Anti-cannabis public service announcement in the United States

"Nothing Happens", also called "Nothing can happen to you, too", or "Marijuana can make nothing happen to you, too", was an anti-cannabis public service announcement created by the United States Office of National Drug Control Policy (ONDCP).

==Description==
The black-and-white PSA shows two friends sharing a joint in a dark room with a single window backlighting them. The room turns out to belong to one of the friends' parents, in their house where the friends have lived for "what, fifteen years?" one of them guesses. One friend sarcastically says to the other "Marijuana can mess you up," and asks if he means it makes you "get into other drugs and start mugging people." The interlocutor answers "Nah, I didn't do anything. In fact, I'd say I'm exactly the same as when I smoked my first joint." An off-screen voice is heard to say "Eddie, did you even look for a job today?" to which he replies "No, ma." while quickly trying to conceal evidence of drug use. The scene fades out and the words "Nothing happens with marijuana" appear above "Partnership for a Drug-Free America" with a voice-over "Marijuana can make nothing happen to you, too." (Note: Details from Wagner and Sundar 2008, Appendix A)

==Academic research==

The campaign is notable for having been assessed in a 1999 controlled media research study, followed up by further research in 2008, to be a specific example of a PSA that actually increased teen use of cannabis by showing that it is "healthy experimentation, interesting to try, fun, and normal". (Note: The study used The Simpsons episode "Simpsoncalifragilisticexpiala(Annoyed Grunt)cious" as a masking stimulus, with variable PSAs played during breaks "in order to avoid participants recalling" the PSA used.) Other ONDCP public service announcements are said by researchers to have had the same boomerang effect on cannabis consumption.

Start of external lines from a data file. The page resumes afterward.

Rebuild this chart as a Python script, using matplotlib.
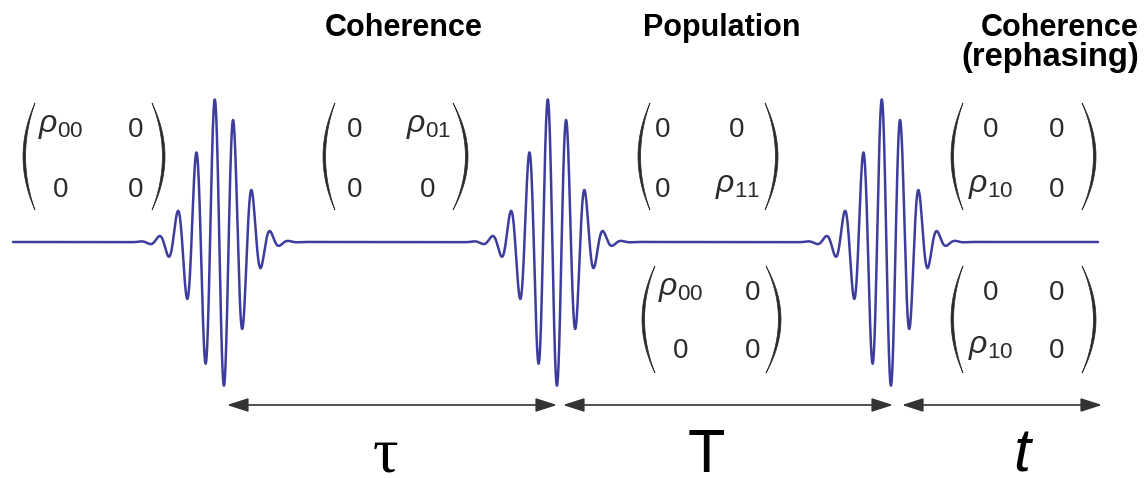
import numpy as np
import matplotlib
matplotlib.use("Agg")
import matplotlib.pyplot as plt
from matplotlib.patches import Polygon, FancyArrowPatch

plt.rcParams["font.family"] = ["Liberation Sans", "DejaVu Sans"]
plt.rcParams["mathtext.fontset"] = "custom"
plt.rcParams["mathtext.rm"] = "Liberation Sans"
plt.rcParams["mathtext.it"] = "Liberation Sans:italic"
plt.rcParams["mathtext.bf"] = "Liberation Sans:bold"

# ---- data -------------------------------------------------------------
# pulse arrival positions (strongest trough of each pulse), drawing units
pulse_times = [224, 557, 891]
pulse_amplitude = 146
pulse_sigma_left = 24
pulse_sigma_right = 22
carrier_period = 18.6

# delay intervals between pulses and their symbols
delay_spans = [(227, 557), (563, 893), (902, 1102)]
delay_labels = ["\u03c4", "T", "t"]

# stage titles
stage_titles = ["Coherence", "Population", "Coherence", "(rephasing)"]

# density matrices shown in each stage
rho_ground = [[r"$\rho_{00}$", "0"], ["0", "0"]]
rho_coh01 = [["0", r"$\rho_{01}$"], ["0", "0"]]
rho_pop11 = [["0", "0"], ["0", r"$\rho_{11}$"]]
rho_pop00 = [[r"$\rho_{00}$", "0"], ["0", "0"]]
rho_coh10a = [["0", "0"], [r"$\rho_{10}$", "0"]]
rho_coh10b = [["0", "0"], [r"$\rho_{10}$", "0"]]

# ---- layout -----------------------------------------------------------
W, H = 1145, 478
fig = plt.figure(figsize=(W / 100, H / 100), dpi=100)
ax = fig.add_axes([0, 0, 1, 1])
ax.set_xlim(0, W)
ax.set_ylim(H, 0)
ax.axis("off")

wave_color = "#3d3d9e"
ink = "#2b2b2b"
baseline_y = 242

# pulse train
x = np.linspace(13, 1098, 6000)
disp = np.zeros_like(x)
for c in pulse_times:
    centre = c - 4
    sig = np.where(x < centre, pulse_sigma_left, pulse_sigma_right)
    env = np.exp(-((x - centre) ** 2) / (2 * sig ** 2))
    disp += pulse_amplitude * env * np.cos(2 * np.pi * (x - c) / carrier_period)
ax.plot(x, baseline_y + disp, color=wave_color, lw=1.8, solid_capstyle="round")

# delay arrows with symbols
label_x = [385, 706, 1022]
label_style = [dict(family="Liberation Serif", size=46),
               dict(family="Liberation Sans", size=44),
               dict(family="Liberation Sans", size=44, style="italic")]
for (x0, x1), lab, lx, st in zip(delay_spans, delay_labels, label_x, label_style):
    arr = FancyArrowPatch((x0, 405), (x1, 405),
                          arrowstyle="<|-|>,head_length=1.3,head_width=0.42",
                          mutation_scale=10, color="#333333", lw=1.2,
                          shrinkA=0, shrinkB=0)
    ax.add_patch(arr)
    ax.text(lx, 472, lab, ha="center", va="baseline", color="black", **st)

# stage titles
title_kw = dict(weight="bold", color="black", va="baseline")
ax.text(404, 36, stage_titles[0], ha="center", size=22, **title_kw)
ax.text(722, 36, stage_titles[1], ha="center", size=22, **title_kw)
ax.text(1139, 36, stage_titles[2], ha="right", size=22, **title_kw)
ax.text(1139, 66, stage_titles[3], ha="right", size=23.5, **title_kw)


def paren(xm, xe, y0, y1, side):
    """Tapered bracket: xm is the bulge position, xe the tip position."""
    t = np.linspace(-1, 1, 80)
    ym = 0.5 * (y0 + y1)
    half = 0.5 * (y1 - y0)
    depth_out = abs(xe - xm)
    depth_in = depth_out - 2.6
    sgn = 1 if side == "left" else -1
    yy = ym + half * t
    outer = xe - sgn * depth_out * (1 - t ** 2)
    inner = xe - sgn * depth_in * (1 - t ** 2)
    pts = np.column_stack([np.r_[outer, inner[::-1]], np.r_[yy, yy[::-1]]])
    ax.add_patch(Polygon(pts, closed=True, fc=ink, ec=ink, lw=0.5))


def matrix(entries, cols, rows, lpar, rpar, ytop, ybot):
    paren(lpar[0], lpar[1], ytop, ybot, "left")
    paren(rpar[1], rpar[0], ytop, ybot, "right")
    for r, row in enumerate(entries):
        for c, val in enumerate(row):
            if val.startswith("$"):
                ax.text(cols[c], rows[r] - 5, val, ha="center", va="baseline",
                        size=23, color=ink)
            else:
                ax.text(cols[c], rows[r], val, ha="center", va="baseline",
                        size=20, color=ink)


matrix(rho_ground, [61, 136], [137, 197], (23, 35), (152, 165), 103, 210)
matrix(rho_coh01, [355, 428], [137, 197], (323, 335), (453, 468), 103, 210)
matrix(rho_pop11, [663, 737], [137, 197], (638, 650), (765, 778), 103, 210)
matrix(rho_pop00, [681, 753], [300, 358], (642, 655), (766, 781), 266, 373)
matrix(rho_coh10a, [991, 1057], [137, 197], (951, 963), (1082, 1096), 103, 210)
matrix(rho_coh10b, [991, 1057], [300, 358], (951, 963), (1082, 1096), 266, 373)

fig.savefig("out.png", dpi=100)
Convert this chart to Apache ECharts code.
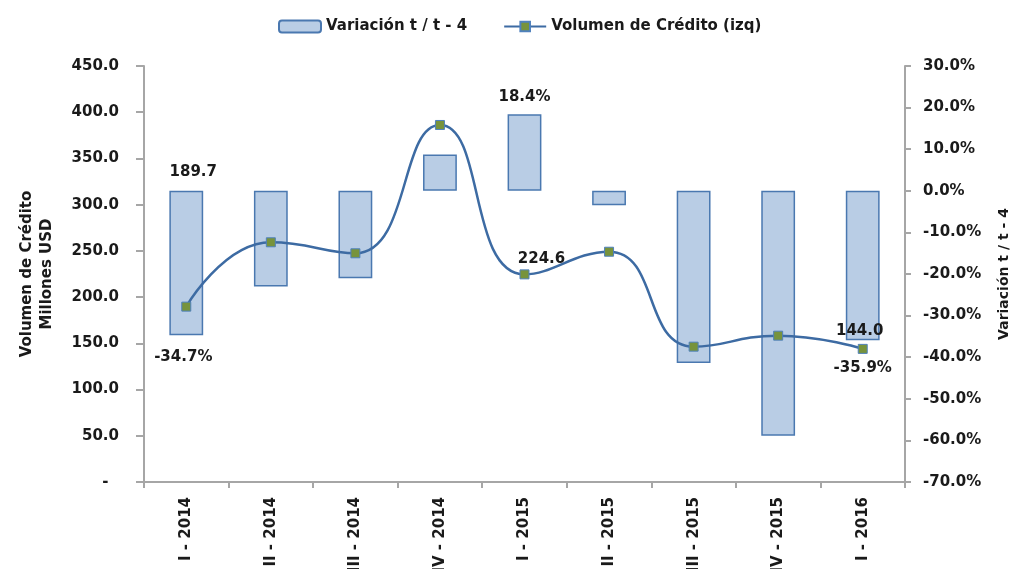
<!DOCTYPE html>
<html>
<head>
<meta charset="utf-8">
<script src="https://cdn.jsdelivr.net/npm/echarts@6/dist/echarts.min.js"></script>
<style>
html,body{margin:0;padding:0;background:#fff;}
#chart{width:1013px;height:569px;}
</style>
</head>
<body>
<div id="chart"></div>
<script>
// datos
var categorias = ["I - 2014","II - 2014","III - 2014","IV - 2014","I - 2015","II - 2015","III - 2015","IV - 2015","I - 2016"];
var volumen = [189.7, 259.3, 247.4, 386.2, 224.6, 249.1, 146.4, 158.3, 144.0];
var variacion = [-34.7, -23.0, -21.0, 8.7, 18.4, -3.5, -41.4, -58.9, -35.9];
var ejeIzq = [0, 450, 50];
var ejeDer = [-70, 30, 10];

var fuente = "DejaVu Sans";
var txt = "#1a1a1a";
var gris = '#a6a6a6';

var myChart = echarts.init(document.getElementById('chart'));

// etiquetas solo en algunos puntos, como en el original
var barData = variacion.map(function(v, i){
	var d = {value: v};
	if(i == 0){
		d.label = {show: true, position: 'bottom', distance: 14, offset: [-3, 0]};
	} else if(i == 4){
		d.label = {show: true, position: 'top', distance: 10};
	} else if(i == 8){
		d.label = {show: true, position: 'bottom', distance: 20};
	}
	return d;
});
var lineData = volumen.map(function(v, i){
	var d = {value: v};
	if(i == 0){
		d.label = {show: true, position: 'top', offset: [7, -117]};
	} else if(i == 4){
		d.label = {show: true, position: 'top', offset: [17, 2]};
	} else if(i == 8){
		d.label = {show: true, position: 'top', offset: [-3, 0]};
	}
	return d;
});

var option = {
	animation: false,
	textStyle: {fontFamily: fuente},
	legend: {
		top: 14,
		left: 273,
		itemWidth: 42,
		itemHeight: 12,
		itemGap: 36,
		textStyle: {fontFamily: fuente, fontSize: 15, fontWeight: 'bold', color: txt},
		data: ["Variación t / t - 4", "Volumen de Crédito (izq)"]
	},
	grid: {left: 144, right: 108, top: 66, bottom: 87, outerBoundsMode: 'none', containLabel: false},
	xAxis: {
		type: 'category',
		data: categorias,
		boundaryGap: true,
		axisLine: {lineStyle: {color: gris, width: 2}},
		axisTick: {show: true, length: 6, lineStyle: {color: gris, width: 2}},
		axisLabel: {rotate: 90, margin: 15, fontSize: 15, fontWeight: 'bold', color: txt, fontFamily: fuente}
	},
	yAxis: [{
		type: 'value',
		min: ejeIzq[0], max: ejeIzq[1], interval: ejeIzq[2],
		name: "Volumen de Crédito\nMillones USD",
		nameLocation: 'middle',
		nameGap: 87,
		nameRotate: 90,
		nameTextStyle: {fontFamily: fuente, fontSize: 15, fontWeight: 'bold', color: txt, lineHeight: 20},
		splitLine: {show: false},
		axisLine: {show: true, lineStyle: {color: gris, width: 2}},
		axisTick: {show: true, length: 8, lineStyle: {color: gris, width: 2}},
		axisLabel: {
			margin: 25, fontSize: 15, fontWeight: 'bold', color: txt, fontFamily: fuente,
			formatter: function(v){ return v == 0 ? '-  ' : v.toFixed(1); }
		}
	}, {
		type: 'value',
		position: 'right',
		min: ejeDer[0], max: ejeDer[1], interval: ejeDer[2],
		name: "Variación t / t - 4",
		nameLocation: 'middle',
		nameGap: 92,
		nameRotate: 90,
		nameTextStyle: {fontFamily: fuente, fontSize: 14, fontWeight: 'bold', color: txt},
		splitLine: {show: false},
		axisLine: {show: true, lineStyle: {color: gris, width: 2}},
		axisTick: {show: true, length: 6, lineStyle: {color: gris, width: 2}},
		axisLabel: {
			margin: 18, fontSize: 15, fontWeight: 'bold', color: txt, fontFamily: fuente,
			formatter: function(v){ return v.toFixed(1) + '%'; }
		}
	}],
	series: [{
		name: "Variación t / t - 4",
		type: 'bar',
		yAxisIndex: 1,
		barWidth: '40%',
		itemStyle: {color: '#b9cde5', borderColor: '#4a78b0', borderWidth: 1.5},
		label: {
			show: false, fontSize: 15, fontWeight: 'bold', color: txt, fontFamily: fuente,
			formatter: function(p){ return p.value.toFixed(1) + '%'; }
		},
		data: barData
	}, {
		name: "Volumen de Crédito (izq)",
		type: 'line',
		yAxisIndex: 0,
		smooth: 0.5,
		symbol: 'rect',
		symbolSize: 9,
		lineStyle: {color: '#3d6ba3', width: 2.5},
		itemStyle: {color: '#77933c', borderColor: '#4f81bd', borderWidth: 1},
		label: {
			show: false, fontSize: 15, fontWeight: 'bold', color: txt, fontFamily: fuente,
			formatter: function(p){ return p.value.toFixed(1); }
		},
		data: lineData
	}]
};

myChart.setOption(option);
</script>
</body>
</html>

A review of the 1999 study stated:

Exposure to the PSAs (versus control messages) reduced the perceived risk of drug use and increased curiosity to use marijuana. Youth may have misinterpreted ... the tagline "marijuana can make nothing happen to you, too" ... literally.
— Ratneshwar and Mick, 2005

==Other reactions==
Author Tamim Ansary cited the ad, withdrawn from television "right away", as a counterpoint to anti-drug propaganda when educating his own children.